──────── DATA SHOWN ────────
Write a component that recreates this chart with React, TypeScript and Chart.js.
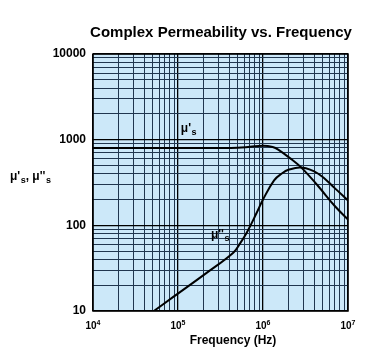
import React, { useEffect, useRef } from 'react';
import { Chart, registerables } from 'chart.js';

Chart.register(...registerables);

const FONT = '"Liberation Sans", Arial, Helvetica, sans-serif';

// Frequencies (Hz) and readings for μ's
const freqPrime = [1e4, 3e4, 1e5, 3e5, 5e5, 7e5, 1e6, 1.3e6, 1.51e6, 2.18e6, 2.85e6, 4.47e6, 7.03e6, 1e7];
const muPrime = [800, 800, 800, 800, 805, 825, 850, 820, 766, 586, 469, 286, 167, 117];

// Frequencies (Hz) and readings for μ''s
const freqDouble = [5.2e4, 8.8e4, 2.17e5, 4.47e5, 5.4e5, 6.43e5, 8.43e5, 1e6, 1.35e6, 1.65e6, 1.99e6, 2.85e6, 4.47e6, 7.03e6, 1e7];
const muDouble = [10, 14.6, 27.9, 48, 62, 82, 140, 200, 335, 400, 445, 472, 400, 270, 195];

// Axis ticks
const xDecades = [1e4, 1e5, 1e6, 1e7];
const xExponents = ['4', '5', '6', '7'];
const yDecades = [10, 100, 1000, 10000];
const yTickLabels = ['10', '100', '1000', '10000'];

const titleText = 'Complex Permeability vs. Frequency';
const xTitle = 'Frequency (Hz)';

function logTicks(min: number, max: number) {
  const out: number[] = [];
  for (let d = min; d < max; d *= 10) {
    for (let k = 1; k < 10; k++) out.push(k * d);
  }
  out.push(max);
  return out;
}

function isDecade(v: number) {
  const l = Math.log10(v);
  return Math.abs(l - Math.round(l)) < 1e-9;
}

function drawMu(ctx: CanvasRenderingContext2D, x: number, y: number, primes: string, size: number) {
  ctx.font = `bold ${size}px ${FONT}`;
  ctx.textAlign = 'left';
  ctx.textBaseline = 'alphabetic';
  const main = '\u03bc' + primes;
  ctx.fillText(main, x, y);
  const w = ctx.measureText(main).width;
  ctx.font = `bold ${Math.round(size * 0.75)}px ${FONT}`;
  ctx.fillText('s', x + w + 0.5, y + 3);
  return w + 0.5 + ctx.measureText('s').width;
}

const decorPlugin = {
  id: 'decor',
  beforeDraw(chart: any) {
    const { ctx, chartArea: a } = chart;
    ctx.save();
    ctx.fillStyle = '#cce8f9';
    ctx.fillRect(a.left, a.top, a.right - a.left, a.bottom - a.top);
    ctx.restore();
  },
  afterDraw(chart: any) {
    const { ctx, chartArea: a, scales } = chart;
    const xs = scales.x;
    const ys = scales.y;
    ctx.save();
    ctx.fillStyle = '#000';
    ctx.strokeStyle = '#000';
    ctx.lineWidth = 1.5;
    ctx.strokeRect(a.left, a.top, a.right - a.left, a.bottom - a.top);
    ctx.font = `bold 15px ${FONT}`;
    ctx.textAlign = 'center';
    ctx.textBaseline = 'alphabetic';
    ctx.fillText(titleText, 221, 37);
    ctx.font = `bold 12px ${FONT}`;
    ctx.fillText(xTitle, 233, 344);
    xDecades.forEach((v, i) => {
      const px = xs.getPixelForValue(v);
      ctx.font = `bold 10px ${FONT}`;
      const w1 = ctx.measureText('10').width;
      ctx.font = `bold 7px ${FONT}`;
      const w2 = ctx.measureText(xExponents[i]).width;
      const start = px - (w1 + w2) / 2;
      ctx.textAlign = 'left';
      ctx.font = `bold 10px ${FONT}`;
      ctx.fillText('10', start, 329);
      ctx.font = `bold 7px ${FONT}`;
      ctx.fillText(xExponents[i], start + w1, 325);
    });
    let x0 = 10;
    x0 += drawMu(ctx, x0, 180, "'", 12);
    ctx.font = `bold 12px ${FONT}`;
    ctx.fillText(', ', x0, 180);
    x0 += ctx.measureText(', ').width;
    drawMu(ctx, x0, 180, "''", 12);
    drawMu(ctx, xs.getPixelForValue(1.08e5), ys.getPixelForValue(1240), "'", 12);
    drawMu(ctx, xs.getPixelForValue(2.44e5), ys.getPixelForValue(72), "''", 12);
    ctx.restore();
  },
};

export default function App() {
  const ref = useRef<HTMLCanvasElement | null>(null);
  useEffect(() => {
    if (!ref.current) return;
    const gridColor = (c: any) => (c.tick && isDecade(c.tick.value) ? '#000000' : '#20364f');
    const gridWidth = (c: any) => (c.tick && isDecade(c.tick.value) ? 1.3 : 1);
    const chart = new Chart(ref.current, {
      type: 'line',
      data: {
        datasets: [
          {
            label: "μ's",
            data: freqPrime.map((f, i) => ({ x: f, y: muPrime[i] })),
            borderColor: '#000',
            borderWidth: 2,
            pointRadius: 0,
            fill: false,
            tension: 0.4,
          },
          {
            label: "μ''s",
            data: freqDouble.map((f, i) => ({ x: f, y: muDouble[i] })),
            borderColor: '#000',
            borderWidth: 2,
            pointRadius: 0,
            fill: false,
            tension: 0.4,
          },
        ],
      },
      options: {
        animation: false,
        responsive: false,
        devicePixelRatio: 1,
        layout: { padding: { left: 0, top: 54, right: 26, bottom: 0 } },
        plugins: {
          legend: { display: false },
          title: { display: false },
          tooltip: { enabled: false },
        },
        scales: {
          x: {
            type: 'logarithmic',
            min: 1e4,
            max: 1e7,
            afterBuildTicks: (s: any) => {
              s.ticks = logTicks(1e4, 1e7).map((v) => ({ value: v }));
            },
            afterFit: (s: any) => {
              s.height = 44;
            },
            ticks: { display: false, autoSkip: false },
            grid: { color: gridColor, lineWidth: gridWidth, drawTicks: false },
            border: { display: false },
          },
          y: {
            type: 'logarithmic',
            min: 10,
            max: 10000,
            afterBuildTicks: (s: any) => {
              s.ticks = logTicks(10, 10000).map((v) => ({ value: v }));
            },
            afterFit: (s: any) => {
              s.width = 93;
            },
            ticks: {
              autoSkip: false,
              padding: 7,
              color: '#000',
              font: { family: FONT, size: 12, weight: 'bold' },
              callback: (v: any) => {
                const i = yDecades.indexOf(Number(v));
                return i >= 0 ? yTickLabels[i] : '';
              },
            },
            grid: { color: gridColor, lineWidth: gridWidth, drawTicks: false },
            border: { display: false },
          },
        },
      },
      plugins: [decorPlugin],
    } as any);
    return () => chart.destroy();
  }, []);
  return (
    <div style={{ position: 'fixed', left: 0, top: 0, width: 374, height: 355, background: '#fff' }}>
      <canvas ref={ref} width={374} height={355} style={{ display: 'block', width: 374, height: 355 }} />
    </div>
  );
}
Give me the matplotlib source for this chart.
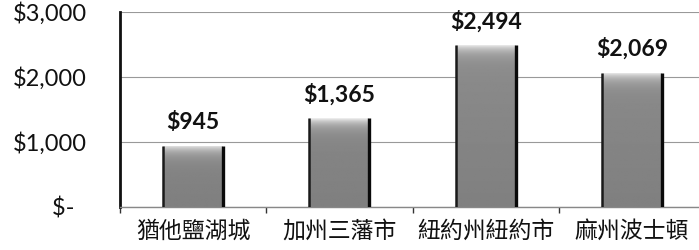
import matplotlib
matplotlib.use("Agg")
import matplotlib.pyplot as plt
import numpy as np
from matplotlib.ticker import FixedLocator

categories = ["猶他鹽湖城", "加州三藩市", "紐約州紐約市", "麻州波士頓"]
values = [945, 1365, 2494, 2069]
ytick_values = [0, 1000, 2000, 3000]
ytick_labels = ["$-  ", "$1,000", "$2,000", "$3,000"]

fig = plt.figure(figsize=(6.99, 2.5), dpi=100)
ax = fig.add_axes([120/699, 43/250, (705-120)/699, (207-12)/250])

x = np.arange(len(categories))
bw = 0.41
bars = ax.bar(x, values, width=bw, color="#8c8c8c", edgecolor="none", zorder=2)
for b in bars:
    x0, y0 = b.get_x(), b.get_y()
    w, h = b.get_width(), b.get_height()
    # shading: gray body, bright highlight near the top
    yy = np.linspace(y0, y0 + h, 300)
    d = (y0 + h) - yy  # distance from top in data units
    shade = 0.50 + 0.06 * (yy / 3000) + 0.42 * np.exp(-d / 100.0)
    img = np.clip(shade, 0, 1).reshape(-1, 1)
    im = ax.imshow(img, cmap="gray", vmin=0, vmax=1, aspect="auto",
                   extent=[x0, x0 + w, y0, y0 + h], origin="lower", zorder=2,
                   interpolation="bilinear")
    im.set_clip_path(b)
    ax.plot([x0 + w, x0 + w], [y0, y0 + h], color="#0a0a0a", lw=2.4, zorder=3,
            solid_capstyle="butt")
    ax.plot([x0, x0], [y0, y0 + h], color="#1a1a1a", lw=1.8, zorder=3,
            solid_capstyle="butt")

for xi, v in zip(x, values):
    ax.annotate(f"${v:,}", (xi, v), xytext=(0, 9), textcoords="offset points",
                ha="center", va="bottom", fontsize=16.5, fontweight="bold",
                family=["Lato", "DejaVu Sans"], color="#111111")

ax.set_xlim(-0.5, len(categories) - 0.5)
ax.set_ylim(0, 3000)
ax.set_yticks(ytick_values)
ax.set_yticklabels(ytick_labels, fontsize=17, family=["Lato", "DejaVu Sans"], color="#111111")
ax.tick_params(axis="y", length=0, pad=24)
ax.yaxis.grid(True, color="#999999", lw=0.8, zorder=0)
ax.set_axisbelow(True)

ax.set_xticks(x)
ax.set_xticklabels(categories, fontsize=16.5, family=["Noto Sans CJK TC", "DejaVu Sans"], color="#111111")
ax.tick_params(axis="x", length=0, pad=9)
ax.xaxis.set_minor_locator(FixedLocator(np.arange(len(categories) + 1) - 0.5))
ax.tick_params(axis="x", which="minor", length=4, width=1, color="#333333", direction="out")

for s in ["top", "right"]:
    ax.spines[s].set_visible(False)
ax.spines["left"].set_linewidth(2)
ax.spines["left"].set_color("#111111")
ax.spines["bottom"].set_color("#888888")
ax.spines["bottom"].set_linewidth(1)

fig.savefig("out.png", dpi=100)
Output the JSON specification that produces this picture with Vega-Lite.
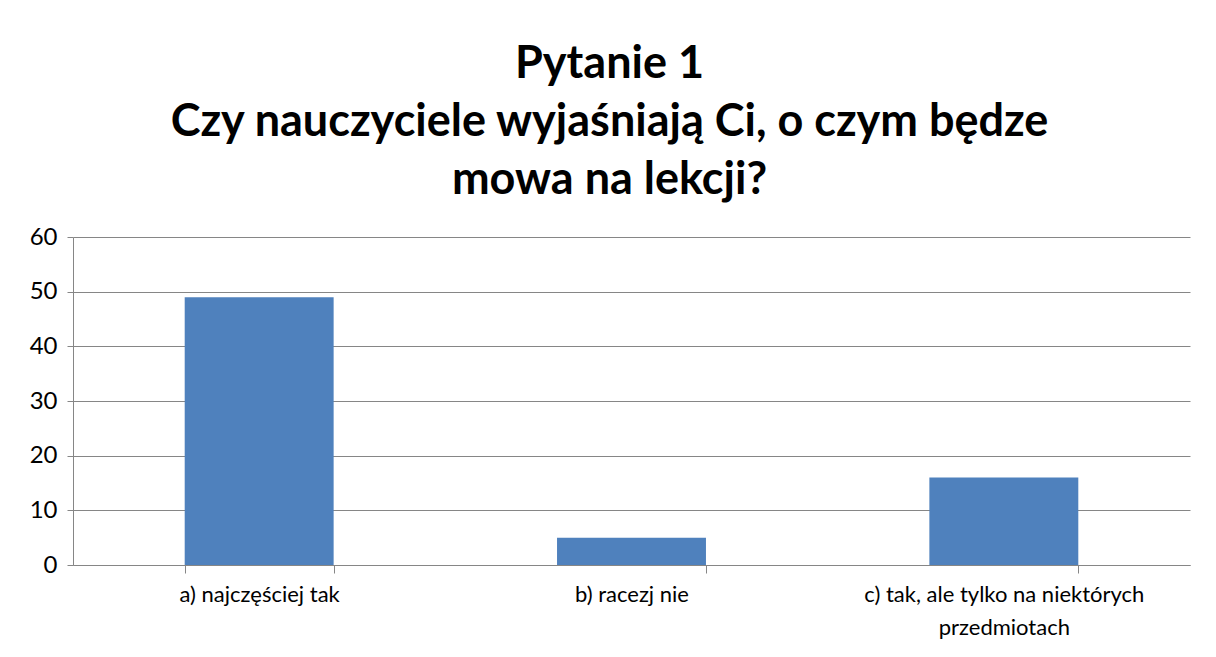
────────
EXERCISE GOAL
On how many lines does the word "matplotlib" appear? Answer with only the number.

FULL OUTPUT
5